Reputation: 1331
I have a PySpark dataframe like this:
A | B |
---|---|
1 | abc_value |
2 | abc_value |
3 | some_other_value |
4 | anything_else |
I have a mapping dictionary:
d = {
"abc":"X",
"some_other":Y,
"anything":Z
}
I need to create new column in my original Dataframe which should be like this:
A | B | C |
---|---|---|
1 | abc_value | X |
2 | abc_value | X |
3 | some_other_value | Y |
4 | anything_else | Z |
I tried mapping like this:
mapping_expr = f.create_map([f.lit(x) for x in chain(*d.items())])
and then applying it with withColumn
however it is exact matching, however I need partial (regex) matching as you can see.
How to accomplish this, please?
Upvotes: 1
Views: 834
Reputation: 9277
I'm afraid in PySpark there's no implemented function that extracts substrings according to a defined dictionary; you probably need to resort to tricks.

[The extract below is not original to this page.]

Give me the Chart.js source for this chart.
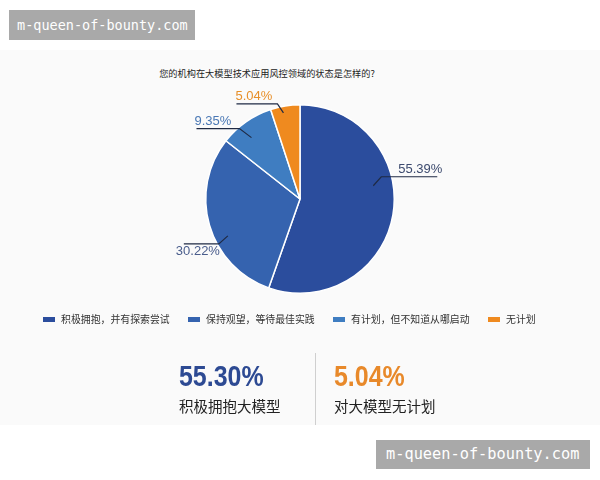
<!DOCTYPE html>
<html>
<head>
<meta charset="utf-8">
<script src="https://cdn.jsdelivr.net/npm/chart.js@4.4.1/dist/chart.umd.min.js"></script>
<style>
  body { margin: 0; background: #fff; font-family: "Noto Sans CJK SC", "Liberation Sans", sans-serif; }
  #wrap { position: relative; width: 600px; height: 480px; overflow: hidden; }
  #panel { position: absolute; left: 0; top: 50px; width: 600px; height: 375px; background: #fafafa; }
  #chart-box { position: absolute; left: 0; top: 0; width: 600px; height: 480px; }
  #title { position: absolute; top: 66px; left: 0; width: 534px; text-align: center; font-size: 9.2px; color: #222; }
  #legend { position: absolute; top: 311px; left: 0; width: 600px; height: 16px; }
  .leg { position: absolute; top: 0; font-size: 9.9px; color: #333; white-space: nowrap; line-height: 16px; }
  .leg i { display: inline-block; width: 12px; height: 5px; margin-right: 6px; vertical-align: middle; position: relative; top: -1px; }
  .stat { position: absolute; top: 360px; }
  .stat .num { font-family: "Liberation Sans", Arial, sans-serif; font-weight: bold; font-size: 29px; line-height: 32px; transform: scaleX(0.86); transform-origin: left center; }
  .stat .txt { font-size: 14.5px; color: #222; line-height: 20px; margin-top: 4px; }
  #divider { position: absolute; left: 315px; top: 353px; width: 1px; height: 72px; background: #cfcfcf; }
  .wm { position: absolute; background: #a9a9a9; color: #fff; font-family: "DejaVu Sans Mono", monospace; white-space: nowrap; }
</style>
</head>
<body>
<div id="wrap">
  <div id="panel"></div>
  <div id="title">您的机构在大模型技术应用风控领域的状态是怎样的?</div>
  <div id="chart-box"><canvas id="chart"></canvas></div>
  <div id="legend"></div>
  <div class="stat" style="left:179px;">
    <div class="num" id="stat1" style="color:#2d4a93;"></div>
    <div class="txt">积极拥抱大模型</div>
  </div>
  <div id="divider"></div>
  <div class="stat" style="left:334px;">
    <div class="num" id="stat2" style="color:#e8892a;"></div>
    <div class="txt">对大模型无计划</div>
  </div>
  <div class="wm" style="left:9px; top:10px; width:186px; height:30px; line-height:30px; font-size:13.5px; text-indent:8px;">m-queen-of-bounty.com</div>
  <div class="wm" style="left:376px; top:440px; width:214px; height:29px; line-height:29px; font-size:15.3px; text-indent:10px;">m-queen-of-bounty.com</div>
</div>
<script>
const categories = ['积极拥抱，并有探索尝试', '保持观望，等待最佳实践', '有计划，但不知道从哪启动', '无计划'];
const shares = [55.39, 30.22, 9.35, 5.04];
const sliceColors = ['#2b4d9d', '#3563af', '#3f7dc1', '#ef8a1f'];
const labelColors = ['#3c4a6e', '#4a5d8c', '#4a78b5', '#e8902a'];
const highlightStats = ['55.30%', '5.04%'];

// legend, built from the arrays
const legendX = [43, 188, 333, 488];
const legend = document.getElementById('legend');
categories.forEach((c, i) => {
  const d = document.createElement('div');
  d.className = 'leg';
  d.style.left = legendX[i] + 'px';
  d.innerHTML = `<i style="background:${sliceColors[i]}"></i>${c}`;
  legend.appendChild(d);
});

document.getElementById('stat1').textContent = highlightStats[0];
document.getElementById('stat2').textContent = highlightStats[1];

// leader line layout per slice (anchor radius fraction, elbow offset, horizontal run, text offset)
const leaders = [
  { d: 0.79, ex: 8, ey: -9, run: 56, tx: 17, ty: -7 },
  { d: 0.86, ex: -9, ey: 8, run: -35, tx: -43, ty: 8 },
  { d: 0.83, ex: -12, ey: -9, run: -43, tx: -45, ty: -7 },
  { d: 0.93, ex: -6, ey: -9, run: -41, tx: -42, ty: -8 }
];

const leaderLabels = {
  id: 'leaderLabels',
  afterDatasetsDraw(chart) {
    const ctx = chart.ctx;
    const meta = chart.getDatasetMeta(0);
    ctx.save();
    meta.data.forEach((arc, i) => {
      const p = arc.getProps(['x', 'y', 'startAngle', 'endAngle', 'outerRadius'], true);
      const L = leaders[i];
      const a = p.startAngle + (p.endAngle - p.startAngle) * 0.4;
      const r = p.outerRadius * L.d;
      const ax = p.x + Math.cos(a) * r;
      const ay = p.y + Math.sin(a) * r;
      const ex = ax + L.ex, ey = ay + L.ey;
      ctx.strokeStyle = '#1f2a44';
      ctx.lineWidth = 1.2;
      ctx.beginPath();
      ctx.moveTo(ax, ay);
      ctx.lineTo(ex, ey);
      ctx.lineTo(ex + L.run, ey);
      ctx.stroke();
      ctx.fillStyle = labelColors[i];
      ctx.font = '13px "Liberation Sans", Arial, sans-serif';
      ctx.textAlign = 'left';
      ctx.textBaseline = 'middle';
      ctx.fillText(shares[i].toFixed(2) + '%', ex + L.tx, ey + L.ty);
    });
    ctx.restore();
  }
};

new Chart(document.getElementById('chart'), {
  type: 'pie',
  data: {
    labels: categories,
    datasets: [{
      data: shares,
      backgroundColor: sliceColors,
      borderColor: '#ffffff',
      borderWidth: 1.5
    }]
  },
  options: {
    responsive: true,
    maintainAspectRatio: false,
    animation: false,
    layout: { padding: { top: 104, bottom: 186, left: 0, right: 0 } },
    plugins: {
      legend: { display: false },
      tooltip: { enabled: false }
    }
  },
  plugins: [leaderLabels]
});
</script>
</body>
</html>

In this case, you can first create a search string which includes all your dictionary keys to be searched:
keys = list(d.keys())
keys_expr = '|'.join(keys)
keys_expr
# 'abc|some_other|anything'
Then you can use regexp_extract
to extract the first key from keys_expr
that we encounter in column B
, if present (that's the reason for the |
operator).
Finally, you can use dictionary d
to replace the values in the new column.
import pyspark.sql.functions as F
df = df\
.withColumn('C', F.regexp_extract('B', keys_expr, 0))\
.replace(d, subset=['C'])
df.show()
+---+----------------+---+
| A| B| C|
+---+----------------+---+
| 1| abc_value| X|
| 2| abc_value| X|
| 3|some_other_value| Y|
| 4| anything_else| Z|
+---+----------------+---+
Upvotes: 2